Muitos prisioneiros homossexuias sobrevivem lavando roupas para outros prisioneiros e fazendo outros tipos de "serviços femininos", incluindo prostituição. Os homossexuais e travestis que vivem em seu próprio setor têm um certo grau de independência; aqueles, no entanto, que chegam sem amigos por lá, enfrentam as maiores dificuldades. Os prisioneiros homossexuais que acabam indo viver em um outro setor ("com os homens", como eles dizem) terão de trabalhar para os outros presos como escravos. "Ela se torna uma escrava sexual também" um preso homossexual acrescenta, explicando:

 

Nós cumprimos duas sentenças aqui: uma imposta pelo juiz e outra imposta pelos prisioneiros. Nós não temos valor para eles. Ninguém presta atenção para a palavra de um homossexual. Eles nos deixam falar com eles até um certo ponto. Nenhum deles beberia do meu copo. (198)

Violência entre os Presos

Dada esta conjunção de fatores causais, é fácil compreender porque explosões de violência entre os prisioneiros ocorrem com freqüência nos centros de detenção brasileiros. Exemplos de anos recentes incluem os seguintes: detentos que queriam terminar uma rebelião no início de 1998 na Penitenciária São José, em Belém do Pará, mataram três dos líderes da rebelião, atirando dois deles do alto de um dos muros da prisão; sete prisioneiros foram mortos nas cadeias policiais do Rio de Janeiro durante um período de duas semanas em julho de 1997, resultado de rivalidade de gangues; um grupo de presos da Casa de Detenção de São Paulo invadiu a cela de outro preso e o esfaqueou até a morte em maio de 1997; nos primeiros três meses de 1997, quatro prisioneiros foram mortos na seriamente superlotada cadeia pública de Vila Branca em São Paulo, sendo um dos prisioneiros esfaqueado quarenta vezes; um confronto de gangues numa prisão em Sorocaba em janeiro de 1997, deixou três prisioneiros mortos.(199)

Na Casa de Detenção de São Paulo cerca de dez presos morrem a cada ano como resultado de ferimento de faca, de acordo com os presos-enfermeiros que normalmente tratam os ferimentos dos detentos.(200) De fato, um preso foi morto em março de 1997, menos de quinze minutos após chegar na prisão, esfaqueado até a morte enquanto ainda permanecia em uma cela de triagem. Um preso-enfermeiro dos presidiários explica como a violência freqüentemente ocorre:

A maioria dos esfaqueamentos ocorre nas segundas-feiras; é dia de coleta. Após as visitas do domingo, aqueles que têm crédito vem receber. Quando os presos que devem não têm dinheiro a briga começa.(201)
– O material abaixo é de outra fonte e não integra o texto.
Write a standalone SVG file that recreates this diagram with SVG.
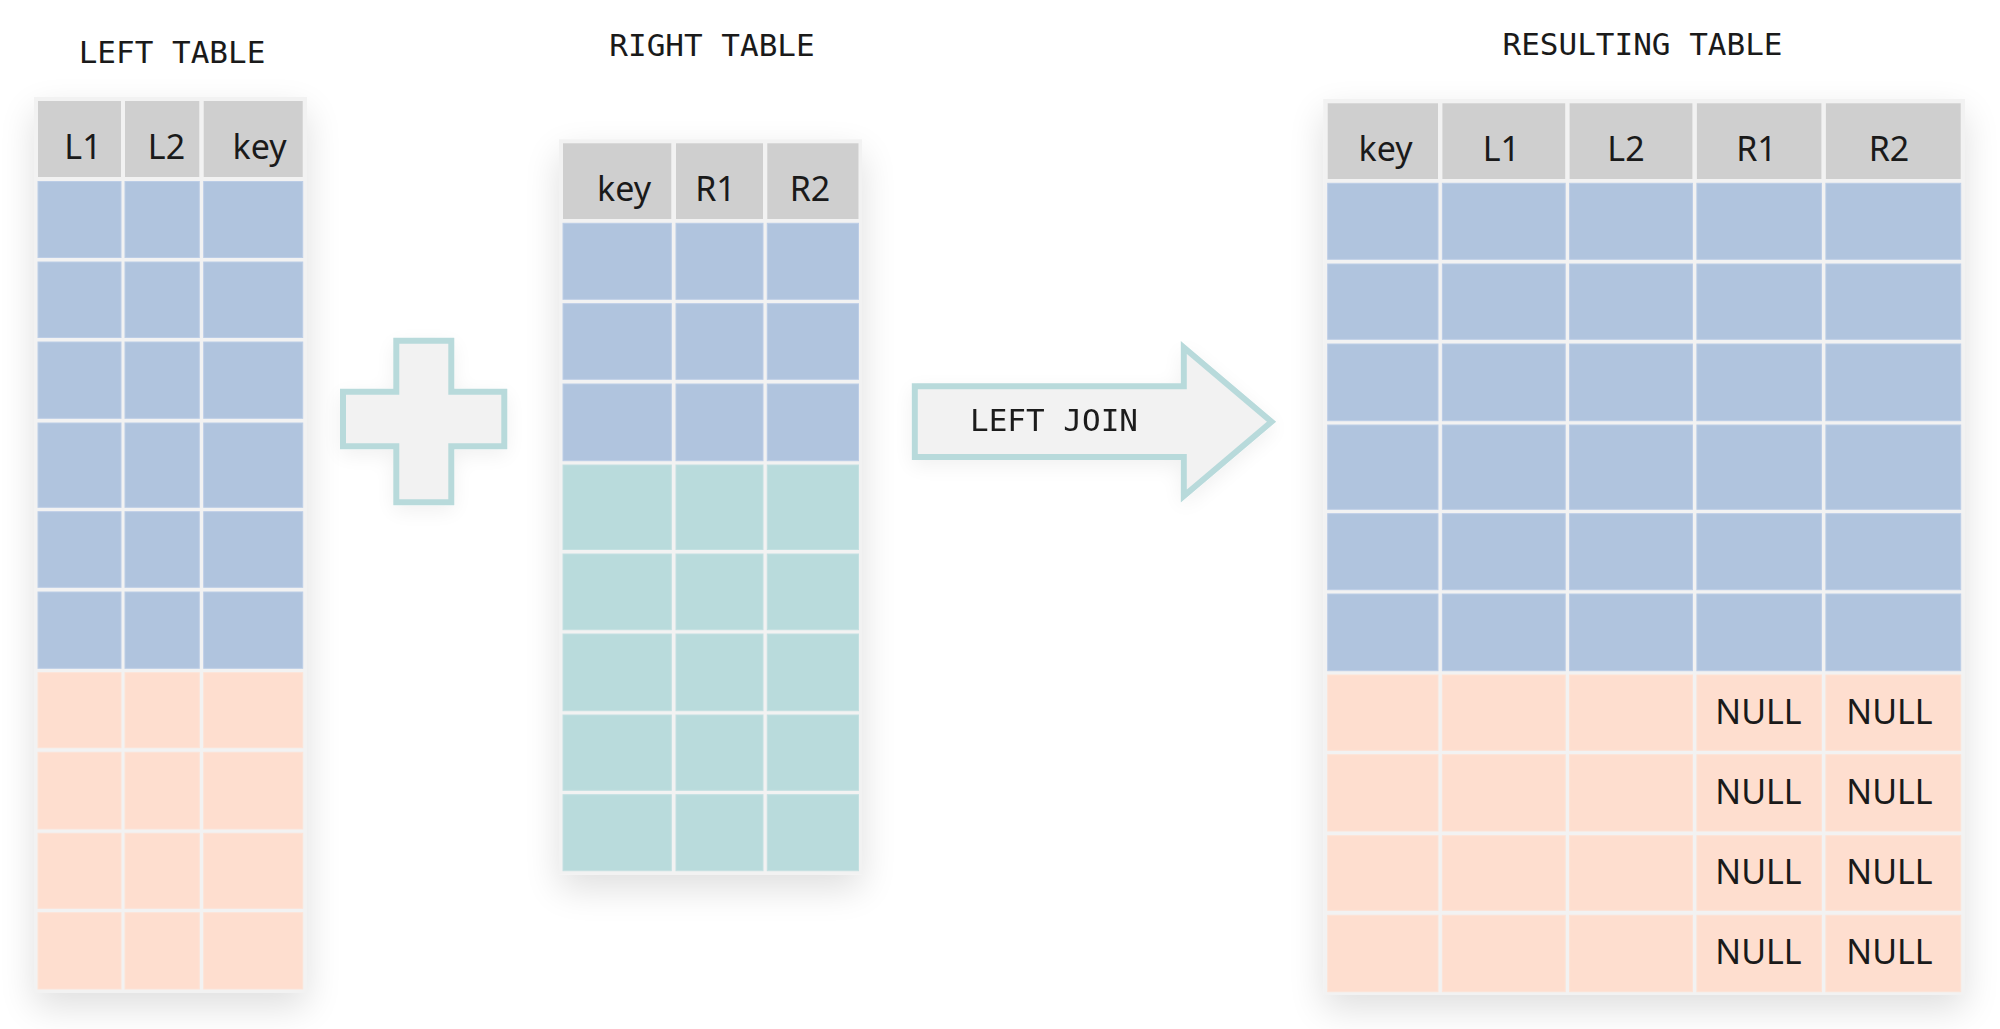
<svg xmlns="http://www.w3.org/2000/svg" width="2000" height="1029" viewBox="0 0 2000 1029">
<defs>
<filter id="sh" x="-40%" y="-20%" width="180%" height="150%">
<feGaussianBlur in="SourceAlpha" stdDeviation="18"/>
<feOffset dy="14"/>
<feComponentTransfer><feFuncA type="linear" slope="0.13"/></feComponentTransfer>
<feMerge><feMergeNode/><feMergeNode in="SourceGraphic"/></feMerge>
</filter>
<filter id="sh2" x="-30%" y="-30%" width="160%" height="160%">
<feGaussianBlur in="SourceAlpha" stdDeviation="10"/>
<feOffset dy="6"/>
<feComponentTransfer><feFuncA type="linear" slope="0.06"/></feComponentTransfer>
<feMerge><feMergeNode/><feMergeNode in="SourceGraphic"/></feMerge>
</filter>
</defs>
<style>
.bg{fill:#f2f2f2}
.h{fill:#cfcfcf}
.b{fill:#b0c4de;stroke:#bccde6;stroke-width:1}
.p{fill:#fedecf;stroke:#fde3d6;stroke-width:1}
.t{fill:#b9dbdc;stroke:#c3e0e1;stroke-width:1}
.title{font-family:"DejaVu Sans Mono","Liberation Mono",monospace;font-size:31px;fill:#1a1a1a;text-anchor:middle}
.hd{font-family:"Noto Sans","Open Sans",sans-serif;font-size:34px;fill:#1a1a1a;text-anchor:middle}
.shape{fill:#f2f2f2;stroke:#b8dadb;stroke-width:6}
</style>
<rect width="2000" height="1029" fill="#ffffff"/>

<g id="left-table">
<text class="title" x="172" y="63">LEFT TABLE</text>
<rect class="bg" x="34" y="97" width="273" height="896" filter="url(#sh)"/>
<rect class="h" x="38" y="101" width="83" height="76"/>
<rect class="h" x="125" y="101" width="74.3" height="76"/>
<rect class="h" x="203.7" y="101" width="99" height="76"/>
<text class="hd" x="83" y="159">L1</text>
<text class="hd" x="166.5" y="159">L2</text>
<text class="hd" x="259.5" y="159">key</text>
<rect class="b" x="38" y="181.5" width="83" height="76"/><rect class="b" x="125" y="181.5" width="74.3" height="76"/><rect class="b" x="203.7" y="181.5" width="99" height="76"/>
<rect class="b" x="38" y="262" width="83" height="75.5"/><rect class="b" x="125" y="262" width="74.3" height="75.5"/><rect class="b" x="203.7" y="262" width="99" height="75.5"/>
<rect class="b" x="38" y="342" width="83" height="76.3"/><rect class="b" x="125" y="342" width="74.3" height="76.3"/><rect class="b" x="203.7" y="342" width="99" height="76.3"/>
<rect class="b" x="38" y="423" width="83" height="84.3"/><rect class="b" x="125" y="423" width="74.3" height="84.3"/><rect class="b" x="203.7" y="423" width="99" height="84.3"/>
<rect class="b" x="38" y="511.7" width="83" height="75.6"/><rect class="b" x="125" y="511.7" width="74.3" height="75.6"/><rect class="b" x="203.7" y="511.7" width="99" height="75.6"/>
<rect class="b" x="38" y="592" width="83" height="76.3"/><rect class="b" x="125" y="592" width="74.3" height="76.3"/><rect class="b" x="203.7" y="592" width="99" height="76.3"/>
<rect class="p" x="38" y="672.7" width="83" height="75"/><rect class="p" x="125" y="672.7" width="74.3" height="75"/><rect class="p" x="203.7" y="672.7" width="99" height="75"/>
<rect class="p" x="38" y="752.3" width="83" height="76.7"/><rect class="p" x="125" y="752.3" width="74.3" height="76.7"/><rect class="p" x="203.7" y="752.3" width="99" height="76.7"/>
<rect class="p" x="38" y="833.3" width="83" height="75"/><rect class="p" x="125" y="833.3" width="74.3" height="75"/><rect class="p" x="203.7" y="833.3" width="99" height="75"/>
<rect class="p" x="38" y="912.7" width="83" height="76.3"/><rect class="p" x="125" y="912.7" width="74.3" height="76.3"/><rect class="p" x="203.7" y="912.7" width="99" height="76.3"/>
</g>

<g id="plus" filter="url(#sh2)">
<polygon class="shape" points="396.3,340.7 451.3,340.7 451.3,391.7 504.3,391.7 504.3,446.3 451.3,446.3 451.3,502.3 396.3,502.3 396.3,446.3 343,446.3 343,391.7 396.3,391.7"/>
</g>

<g id="right-table">
<text class="title" x="712" y="56">RIGHT TABLE</text>
<rect class="bg" x="559" y="139.3" width="303" height="735.4" filter="url(#sh)"/>
<rect class="h" x="563" y="143.3" width="108.3" height="75.7"/>
<rect class="h" x="676" y="143.3" width="87" height="75.7"/>
<rect class="h" x="767.3" y="143.3" width="91.2" height="75.7"/>
<text class="hd" x="624" y="200.7">key</text>
<text class="hd" x="715.5" y="200.7">R1</text>
<text class="hd" x="810" y="200.7">R2</text>
<rect class="b" x="563" y="223.3" width="108.3" height="76"/><rect class="b" x="676" y="223.3" width="87" height="76"/><rect class="b" x="767.3" y="223.3" width="91.2" height="76"/>
<rect class="b" x="563" y="303.7" width="108.3" height="75.6"/><rect class="b" x="676" y="303.7" width="87" height="75.6"/><rect class="b" x="767.3" y="303.7" width="91.2" height="75.6"/>
<rect class="b" x="563" y="384" width="108.3" height="76.7"/><rect class="b" x="676" y="384" width="87" height="76.7"/><rect class="b" x="767.3" y="384" width="91.2" height="76.7"/>
<rect class="t" x="563" y="465" width="108.3" height="84.5"/><rect class="t" x="676" y="465" width="87" height="84.5"/><rect class="t" x="767.3" y="465" width="91.2" height="84.5"/>
<rect class="t" x="563" y="554" width="108.3" height="75.7"/><rect class="t" x="676" y="554" width="87" height="75.7"/><rect class="t" x="767.3" y="554" width="91.2" height="75.7"/>
<rect class="t" x="563" y="634" width="108.3" height="76.7"/><rect class="t" x="676" y="634" width="87" height="76.7"/><rect class="t" x="767.3" y="634" width="91.2" height="76.7"/>
<rect class="t" x="563" y="715" width="108.3" height="75.3"/><rect class="t" x="676" y="715" width="87" height="75.3"/><rect class="t" x="767.3" y="715" width="91.2" height="75.3"/>
<rect class="t" x="563" y="794.7" width="108.3" height="76"/><rect class="t" x="676" y="794.7" width="87" height="76"/><rect class="t" x="767.3" y="794.7" width="91.2" height="76"/>
</g>

<g id="connectors">
<g id="left-join-arrow" filter="url(#sh2)">
<polygon class="shape" points="914.8,386.3 1183.8,386.3 1183.8,347.5 1271.5,421.7 1183.8,496 1183.8,457 914.8,457"/>
<text class="title" x="1054" y="431">LEFT JOIN</text>
</g>
</g>

<g id="resulting-table">
<text class="title" x="1642.5" y="55">RESULTING TABLE</text>
<rect class="bg" x="1323.2" y="99" width="641.8" height="896" filter="url(#sh)"/>
<rect class="h" x="1327.7" y="103.3" width="110.3" height="75.7"/>
<rect class="h" x="1442.4" y="103.3" width="122.8" height="75.7"/>
<rect class="h" x="1569.6" y="103.3" width="122.8" height="75.7"/>
<rect class="h" x="1696.9" y="103.3" width="124.5" height="75.7"/>
<rect class="h" x="1825.9" y="103.3" width="134.8" height="75.7"/>
<text class="hd" x="1385.5" y="161">key</text>
<text class="hd" x="1501.4" y="161">L1</text>
<text class="hd" x="1626" y="161">L2</text>
<text class="hd" x="1756.5" y="161">R1</text>
<text class="hd" x="1889" y="161">R2</text>
<g class="b">
<rect x="1327.7" y="183.3" width="110.3" height="76"/><rect x="1442.4" y="183.3" width="122.8" height="76"/><rect x="1569.6" y="183.3" width="122.8" height="76"/><rect x="1696.9" y="183.3" width="124.5" height="76"/><rect x="1825.9" y="183.3" width="134.8" height="76"/>
<rect x="1327.7" y="264" width="110.3" height="75.3"/><rect x="1442.4" y="264" width="122.8" height="75.3"/><rect x="1569.6" y="264" width="122.8" height="75.3"/><rect x="1696.9" y="264" width="124.5" height="75.3"/><rect x="1825.9" y="264" width="134.8" height="75.3"/>
<rect x="1327.7" y="344" width="110.3" height="76.7"/><rect x="1442.4" y="344" width="122.8" height="76.7"/><rect x="1569.6" y="344" width="122.8" height="76.7"/><rect x="1696.9" y="344" width="124.5" height="76.7"/><rect x="1825.9" y="344" width="134.8" height="76.7"/>
<rect x="1327.7" y="425" width="110.3" height="84.3"/><rect x="1442.4" y="425" width="122.8" height="84.3"/><rect x="1569.6" y="425" width="122.8" height="84.3"/><rect x="1696.9" y="425" width="124.5" height="84.3"/><rect x="1825.9" y="425" width="134.8" height="84.3"/>
<rect x="1327.7" y="513.7" width="110.3" height="76"/><rect x="1442.4" y="513.7" width="122.8" height="76"/><rect x="1569.6" y="513.7" width="122.8" height="76"/><rect x="1696.9" y="513.7" width="124.5" height="76"/><rect x="1825.9" y="513.7" width="134.8" height="76"/>
<rect x="1327.7" y="594" width="110.3" height="76.7"/><rect x="1442.4" y="594" width="122.8" height="76.7"/><rect x="1569.6" y="594" width="122.8" height="76.7"/><rect x="1696.9" y="594" width="124.5" height="76.7"/><rect x="1825.9" y="594" width="134.8" height="76.7"/>
</g>
<g class="p">
<rect x="1327.7" y="675" width="110.3" height="75.3"/><rect x="1442.4" y="675" width="122.8" height="75.3"/><rect x="1569.6" y="675" width="122.8" height="75.3"/><rect x="1696.9" y="675" width="124.5" height="75.3"/><rect x="1825.9" y="675" width="134.8" height="75.3"/>
<rect x="1327.7" y="754.7" width="110.3" height="76.3"/><rect x="1442.4" y="754.7" width="122.8" height="76.3"/><rect x="1569.6" y="754.7" width="122.8" height="76.3"/><rect x="1696.9" y="754.7" width="124.5" height="76.3"/><rect x="1825.9" y="754.7" width="134.8" height="76.3"/>
<rect x="1327.7" y="835.7" width="110.3" height="74.6"/><rect x="1442.4" y="835.7" width="122.8" height="74.6"/><rect x="1569.6" y="835.7" width="122.8" height="74.6"/><rect x="1696.9" y="835.7" width="124.5" height="74.6"/><rect x="1825.9" y="835.7" width="134.8" height="74.6"/>
<rect x="1327.7" y="915.3" width="110.3" height="76.4"/><rect x="1442.4" y="915.3" width="122.8" height="76.4"/><rect x="1569.6" y="915.3" width="122.8" height="76.4"/><rect x="1696.9" y="915.3" width="124.5" height="76.4"/><rect x="1825.9" y="915.3" width="134.8" height="76.4"/>
</g>
<text class="hd" x="1758.5" y="724">NULL</text><text class="hd" x="1889.5" y="724">NULL</text>
<text class="hd" x="1758.5" y="804.3">NULL</text><text class="hd" x="1889.5" y="804.3">NULL</text>
<text class="hd" x="1758.5" y="884">NULL</text><text class="hd" x="1889.5" y="884">NULL</text>
<text class="hd" x="1758.5" y="964.3">NULL</text><text class="hd" x="1889.5" y="964.3">NULL</text>
</g>
</svg>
No Presídio Central de Porto Alegre, uma das instalações mais perigosas inspecionadas pela Human Rights Watch, um preso nos relatou o seguinte:

 

Em três anos eu vi seis pessoas morrerem violentamente; a maioria delas devia dinheiro. Em '96, eles injetaram dez gramas de cocaína num cara; quando viram que com isto ele não morreu rapidamente, eles enforcaram ele.(202)

Oficiais desta instituição disseram que três presos morreram violentamente no ano passado, todos eles enforcados pelos outros prisioneiros. Os detentos da Penitenciária Raimundo Vidal Pessoa, em Manaus, relataram à Human Rights Watch que quatro prisioneiros foram mortos em 1997, três esfaqueados e um enforcado pelos outros presos. "Quando você fala muito, você morre; esta é a lei aqui", afirmou um preso.(203)

O Censo Penitenciário Nacional de 1994 reportava um total de 131 homicídios entre os presos e quarenta e cinco suicídios (como as descrições acima sugerem, alguns destes "suicídios" podem ter sido forçados).(204) Embora estas estatísticas não sejam nem de longe chocantes como as de outros países da América Latina, elas permanecem indicando às autoridades que elas precisam tomar medidas para prevenir a violência nas prisões. A pesquisa da Human Rights Watch sugere, de forma complementar, que o número de homicídios recentes entre os presos é substancialmente maior (ou que os números de 1994 foram desviados por sonegação de dados).(205) Infelizmente, o Censo Penitenciário de 1995 falhou em providenciar qualquer informação estatística sobre violência nas prisões.